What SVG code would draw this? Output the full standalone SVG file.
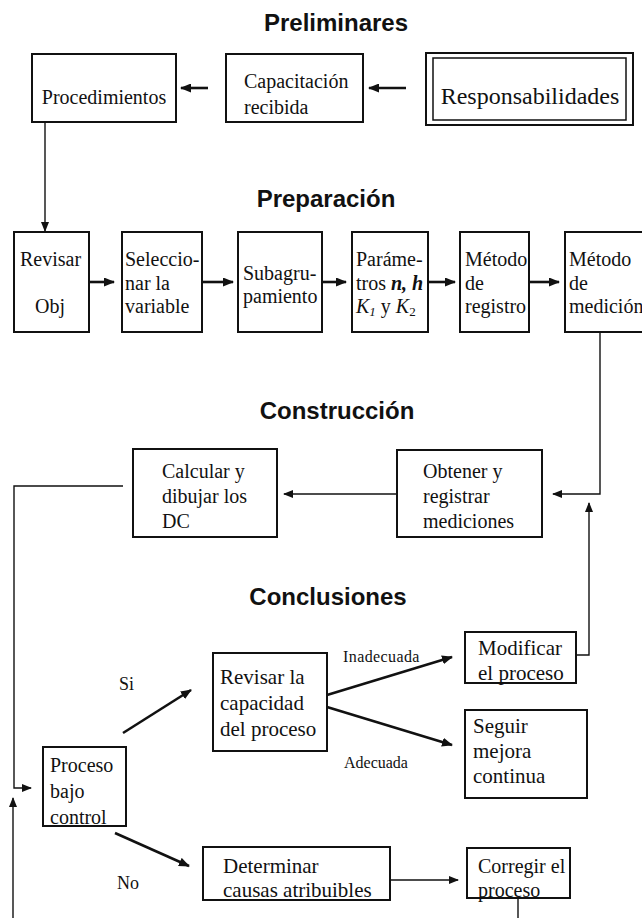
<svg xmlns="http://www.w3.org/2000/svg" width="642" height="918" viewBox="0 0 642 918">
<style>
.bg{fill:#ffffff}
.box{fill:#ffffff;stroke:#111;stroke-width:2}
.t{font-family:"Liberation Serif","Times New Roman",serif;font-size:20px;fill:#111}
.t21{font-family:"Liberation Serif","Times New Roman",serif;font-size:21px;fill:#111}
.lbl{font-family:"Liberation Serif","Times New Roman",serif;font-size:16px;fill:#111}
.title{font-family:"Liberation Sans",Arial,sans-serif;font-size:24px;font-weight:bold;fill:#111;text-anchor:middle}
.thin{fill:none;stroke:#111;stroke-width:1.4}
.thick{fill:none;stroke:#111;stroke-width:2.6}
</style>
<defs>
<marker id="ah" markerUnits="userSpaceOnUse" markerWidth="11" markerHeight="9" refX="10" refY="4.5" orient="auto">
<path d="M0,0 L11,4.5 L0,9 z" fill="#111"/>
</marker>
<marker id="ahs" markerUnits="userSpaceOnUse" markerWidth="10" markerHeight="8" refX="9" refY="4" orient="auto">
<path d="M0,0 L10,4 L0,8 z" fill="#111"/>
</marker>
</defs>
<rect class="bg" x="0" y="0" width="642" height="918"/>

<g id="titles">
<text class="title" x="336" y="31">Preliminares</text>
<text class="title" x="326" y="207">Preparación</text>
<text class="title" x="337" y="419">Construcción</text>
<text class="title" x="328" y="605">Conclusiones</text>
</g>

<g id="connectors">
<line class="thick" x1="406" y1="88" x2="369" y2="88" marker-end="url(#ah)"/>
<line class="thick" x1="208" y1="88" x2="181" y2="88" marker-end="url(#ah)"/>
<line class="thin" x1="45" y1="122" x2="45" y2="231" marker-end="url(#ahs)"/>
<line class="thick" x1="89" y1="282" x2="114" y2="282" marker-end="url(#ah)"/>
<line class="thick" x1="202" y1="282" x2="233" y2="282" marker-end="url(#ah)"/>
<line class="thick" x1="322" y1="282" x2="346" y2="282" marker-end="url(#ah)"/>
<line class="thick" x1="428" y1="282" x2="455" y2="282" marker-end="url(#ah)"/>
<line class="thick" x1="529" y1="282" x2="559" y2="282" marker-end="url(#ah)"/>
<polyline class="thin" points="600,332 600,494 553,494" marker-end="url(#ahs)"/>
<line class="thin" x1="397" y1="494" x2="284" y2="494" marker-end="url(#ahs)"/>
<polyline class="thin" points="123,486 14,486 14,788 31,788" marker-end="url(#ahs)"/>
<line class="thin" x1="13" y1="918" x2="13" y2="798" marker-end="url(#ahs)"/>
<polyline class="thin" points="576,655 589,655 589,503" marker-end="url(#ahs)"/>
<line class="thick" x1="123" y1="733" x2="191" y2="690" marker-end="url(#ah)"/>
<line class="thick" x1="115" y1="833" x2="189" y2="866" marker-end="url(#ah)"/>
<line class="thick" x1="327" y1="695" x2="452" y2="657" marker-end="url(#ah)"/>
<line class="thick" x1="327" y1="707" x2="452" y2="745" marker-end="url(#ah)"/>
<line class="thin" x1="390" y1="880" x2="458" y2="880" marker-end="url(#ahs)"/>
<line class="thin" x1="518" y1="898" x2="518" y2="918"/>
</g>

<g id="labels">
<text class="lbl" x="119" y="690" style="font-size:18px">Si</text>
<text class="lbl" x="117" y="889" style="font-size:18px">No</text>
<text class="lbl" x="343" y="662" style="letter-spacing:0.4px">Inadecuada</text>
<text class="lbl" x="344" y="768">Adecuada</text>
</g>

<g id="n-procedimientos">
<rect class="box" x="32" y="54" width="144" height="68"/>
<text class="t" x="104" y="104" text-anchor="middle">Procedimientos</text>
</g>
<g id="n-capacitacion">
<rect class="box" x="226" y="54" width="137" height="68"/>
<text class="t" x="244" y="88">Capacitación</text>
<text class="t" x="244" y="114">recibida</text>
</g>
<g id="n-responsabilidades">
<rect class="box" x="426" y="53" width="207" height="72"/>
<rect x="433" y="58" width="193" height="62" fill="none" stroke="#111" stroke-width="1.5"/>
<text class="t" x="530" y="104" text-anchor="middle" style="font-size:24px">Responsabilidades</text>
</g>

<g id="n-revisar-obj">
<rect class="box" x="14" y="232" width="75" height="100"/>
<text class="t" x="20" y="266">Revisar</text>
<text class="t" x="35" y="313">Obj</text>
</g>
<g id="n-seleccionar">
<rect class="box" x="122" y="232" width="80" height="100"/>
<text class="t" x="125" y="266">Seleccio-</text>
<text class="t" x="125" y="290">nar la</text>
<text class="t" x="125" y="313">variable</text>
</g>
<g id="n-subagrupamiento">
<rect class="box" x="238" y="232" width="84" height="100"/>
<text class="t" x="243" y="280">Subagru-</text>
<text class="t" x="243" y="303">pamiento</text>
</g>
<g id="n-parametros">
<rect class="box" x="352" y="232" width="76" height="100"/>
<text class="t" x="356" y="266">Paráme-</text>
<text class="t" x="356" y="290">tros <tspan font-style="italic" font-weight="bold">n, h</tspan></text>
<text class="t" x="356" y="313"><tspan font-style="italic">K</tspan><tspan font-style="italic" font-size="13" dy="3">1</tspan><tspan dy="-3"> y </tspan><tspan font-style="italic">K</tspan><tspan font-size="13" dy="3">2</tspan></text>
</g>
<g id="n-metodo-registro">
<rect class="box" x="460" y="232" width="69" height="100"/>
<text class="t" x="465" y="266">Método</text>
<text class="t" x="465" y="290">de</text>
<text class="t" x="465" y="313">registro</text>
</g>
<g id="n-metodo-medicion">
<rect class="box" x="565" y="232" width="90" height="100"/>
<text class="t" x="569" y="266">Método</text>
<text class="t" x="569" y="290">de</text>
<text class="t" x="569" y="313">medición</text>
</g>

<g id="n-calcular">
<rect class="box" x="133" y="449" width="144" height="88"/>
<text class="t" x="162" y="478">Calcular y</text>
<text class="t" x="162" y="503">dibujar los</text>
<text class="t" x="162" y="528">DC</text>
</g>
<g id="n-obtener">
<rect class="box" x="397" y="450" width="145" height="87"/>
<text class="t" x="423" y="478">Obtener y</text>
<text class="t" x="423" y="503">registrar</text>
<text class="t" x="423" y="528">mediciones</text>
</g>

<g id="n-revisar-capacidad">
<rect class="box" x="213" y="653" width="114" height="98"/>
<text class="t21" x="220" y="684">Revisar la</text>
<text class="t21" x="220" y="710">capacidad</text>
<text class="t21" x="220" y="736">del proceso</text>
</g>
<g id="n-modificar">
<rect class="box" x="465" y="632" width="111" height="51"/>
<text class="t21" x="478" y="655">Modificar</text>
<text class="t21" x="478" y="680">el proceso</text>
</g>
<g id="n-seguir">
<rect class="box" x="465" y="710" width="122" height="88"/>
<text class="t21" x="473" y="733">Seguir</text>
<text class="t21" x="473" y="758">mejora</text>
<text class="t21" x="473" y="783">continua</text>
</g>
<g id="n-proceso-control">
<rect class="box" x="43" y="747" width="83" height="79"/>
<text class="t" x="50" y="772">Proceso</text>
<text class="t" x="50" y="798">bajo</text>
<text class="t" x="50" y="824">control</text>
</g>
<g id="n-determinar">
<rect class="box" x="203" y="847" width="187" height="53"/>
<text class="t21" x="223" y="873">Determinar</text>
<text class="t21" x="223" y="897">causas atribuibles</text>
</g>
<g id="n-corregir">
<rect class="box" x="467" y="848" width="103" height="50"/>
<text class="t" x="478" y="873">Corregir el</text>
<text class="t" x="478" y="897">proceso</text>
</g>
</svg>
|---|
__Problem__
Quote the data above in full, leaving out the pictures it holds.

__Result of this exercise__
What SVG code would draw this? Output the full standalone SVG file.
<svg xmlns="http://www.w3.org/2000/svg" width="642" height="918" viewBox="0 0 642 918">
<style>
.bg{fill:#ffffff}
.box{fill:#ffffff;stroke:#111;stroke-width:2}
.t{font-family:"Liberation Serif","Times New Roman",serif;font-size:20px;fill:#111}
.t21{font-family:"Liberation Serif","Times New Roman",serif;font-size:21px;fill:#111}
.lbl{font-family:"Liberation Serif","Times New Roman",serif;font-size:16px;fill:#111}
.title{font-family:"Liberation Sans",Arial,sans-serif;font-size:24px;font-weight:bold;fill:#111;text-anchor:middle}
.thin{fill:none;stroke:#111;stroke-width:1.4}
.thick{fill:none;stroke:#111;stroke-width:2.6}
</style>
<defs>
<marker id="ah" markerUnits="userSpaceOnUse" markerWidth="11" markerHeight="9" refX="10" refY="4.5" orient="auto">
<path d="M0,0 L11,4.5 L0,9 z" fill="#111"/>
</marker>
<marker id="ahs" markerUnits="userSpaceOnUse" markerWidth="10" markerHeight="8" refX="9" refY="4" orient="auto">
<path d="M0,0 L10,4 L0,8 z" fill="#111"/>
</marker>
</defs>
<rect class="bg" x="0" y="0" width="642" height="918"/>

<g id="titles">
<text class="title" x="336" y="31">Preliminares</text>
<text class="title" x="326" y="207">Preparación</text>
<text class="title" x="337" y="419">Construcción</text>
<text class="title" x="328" y="605">Conclusiones</text>
</g>

<g id="connectors">
<line class="thick" x1="406" y1="88" x2="369" y2="88" marker-end="url(#ah)"/>
<line class="thick" x1="208" y1="88" x2="181" y2="88" marker-end="url(#ah)"/>
<line class="thin" x1="45" y1="122" x2="45" y2="231" marker-end="url(#ahs)"/>
<line class="thick" x1="89" y1="282" x2="114" y2="282" marker-end="url(#ah)"/>
<line class="thick" x1="202" y1="282" x2="233" y2="282" marker-end="url(#ah)"/>
<line class="thick" x1="322" y1="282" x2="346" y2="282" marker-end="url(#ah)"/>
<line class="thick" x1="428" y1="282" x2="455" y2="282" marker-end="url(#ah)"/>
<line class="thick" x1="529" y1="282" x2="559" y2="282" marker-end="url(#ah)"/>
<polyline class="thin" points="600,332 600,494 553,494" marker-end="url(#ahs)"/>
<line class="thin" x1="397" y1="494" x2="284" y2="494" marker-end="url(#ahs)"/>
<polyline class="thin" points="123,486 14,486 14,788 31,788" marker-end="url(#ahs)"/>
<line class="thin" x1="13" y1="918" x2="13" y2="798" marker-end="url(#ahs)"/>
<polyline class="thin" points="576,655 589,655 589,503" marker-end="url(#ahs)"/>
<line class="thick" x1="123" y1="733" x2="191" y2="690" marker-end="url(#ah)"/>
<line class="thick" x1="115" y1="833" x2="189" y2="866" marker-end="url(#ah)"/>
<line class="thick" x1="327" y1="695" x2="452" y2="657" marker-end="url(#ah)"/>
<line class="thick" x1="327" y1="707" x2="452" y2="745" marker-end="url(#ah)"/>
<line class="thin" x1="390" y1="880" x2="458" y2="880" marker-end="url(#ahs)"/>
<line class="thin" x1="518" y1="898" x2="518" y2="918"/>
</g>

<g id="labels">
<text class="lbl" x="119" y="690" style="font-size:18px">Si</text>
<text class="lbl" x="117" y="889" style="font-size:18px">No</text>
<text class="lbl" x="343" y="662" style="letter-spacing:0.4px">Inadecuada</text>
<text class="lbl" x="344" y="768">Adecuada</text>
</g>

<g id="n-procedimientos">
<rect class="box" x="32" y="54" width="144" height="68"/>
<text class="t" x="104" y="104" text-anchor="middle">Procedimientos</text>
</g>
<g id="n-capacitacion">
<rect class="box" x="226" y="54" width="137" height="68"/>
<text class="t" x="244" y="88">Capacitación</text>
<text class="t" x="244" y="114">recibida</text>
</g>
<g id="n-responsabilidades">
<rect class="box" x="426" y="53" width="207" height="72"/>
<rect x="433" y="58" width="193" height="62" fill="none" stroke="#111" stroke-width="1.5"/>
<text class="t" x="530" y="104" text-anchor="middle" style="font-size:24px">Responsabilidades</text>
</g>

<g id="n-revisar-obj">
<rect class="box" x="14" y="232" width="75" height="100"/>
<text class="t" x="20" y="266">Revisar</text>
<text class="t" x="35" y="313">Obj</text>
</g>
<g id="n-seleccionar">
<rect class="box" x="122" y="232" width="80" height="100"/>
<text class="t" x="125" y="266">Seleccio-</text>
<text class="t" x="125" y="290">nar la</text>
<text class="t" x="125" y="313">variable</text>
</g>
<g id="n-subagrupamiento">
<rect class="box" x="238" y="232" width="84" height="100"/>
<text class="t" x="243" y="280">Subagru-</text>
<text class="t" x="243" y="303">pamiento</text>
</g>
<g id="n-parametros">
<rect class="box" x="352" y="232" width="76" height="100"/>
<text class="t" x="356" y="266">Paráme-</text>
<text class="t" x="356" y="290">tros <tspan font-style="italic" font-weight="bold">n, h</tspan></text>
<text class="t" x="356" y="313"><tspan font-style="italic">K</tspan><tspan font-style="italic" font-size="13" dy="3">1</tspan><tspan dy="-3"> y </tspan><tspan font-style="italic">K</tspan><tspan font-size="13" dy="3">2</tspan></text>
</g>
<g id="n-metodo-registro">
<rect class="box" x="460" y="232" width="69" height="100"/>
<text class="t" x="465" y="266">Método</text>
<text class="t" x="465" y="290">de</text>
<text class="t" x="465" y="313">registro</text>
</g>
<g id="n-metodo-medicion">
<rect class="box" x="565" y="232" width="90" height="100"/>
<text class="t" x="569" y="266">Método</text>
<text class="t" x="569" y="290">de</text>
<text class="t" x="569" y="313">medición</text>
</g>

<g id="n-calcular">
<rect class="box" x="133" y="449" width="144" height="88"/>
<text class="t" x="162" y="478">Calcular y</text>
<text class="t" x="162" y="503">dibujar los</text>
<text class="t" x="162" y="528">DC</text>
</g>
<g id="n-obtener">
<rect class="box" x="397" y="450" width="145" height="87"/>
<text class="t" x="423" y="478">Obtener y</text>
<text class="t" x="423" y="503">registrar</text>
<text class="t" x="423" y="528">mediciones</text>
</g>

<g id="n-revisar-capacidad">
<rect class="box" x="213" y="653" width="114" height="98"/>
<text class="t21" x="220" y="684">Revisar la</text>
<text class="t21" x="220" y="710">capacidad</text>
<text class="t21" x="220" y="736">del proceso</text>
</g>
<g id="n-modificar">
<rect class="box" x="465" y="632" width="111" height="51"/>
<text class="t21" x="478" y="655">Modificar</text>
<text class="t21" x="478" y="680">el proceso</text>
</g>
<g id="n-seguir">
<rect class="box" x="465" y="710" width="122" height="88"/>
<text class="t21" x="473" y="733">Seguir</text>
<text class="t21" x="473" y="758">mejora</text>
<text class="t21" x="473" y="783">continua</text>
</g>
<g id="n-proceso-control">
<rect class="box" x="43" y="747" width="83" height="79"/>
<text class="t" x="50" y="772">Proceso</text>
<text class="t" x="50" y="798">bajo</text>
<text class="t" x="50" y="824">control</text>
</g>
<g id="n-determinar">
<rect class="box" x="203" y="847" width="187" height="53"/>
<text class="t21" x="223" y="873">Determinar</text>
<text class="t21" x="223" y="897">causas atribuibles</text>
</g>
<g id="n-corregir">
<rect class="box" x="467" y="848" width="103" height="50"/>
<text class="t" x="478" y="873">Corregir el</text>
<text class="t" x="478" y="897">proceso</text>
</g>
</svg>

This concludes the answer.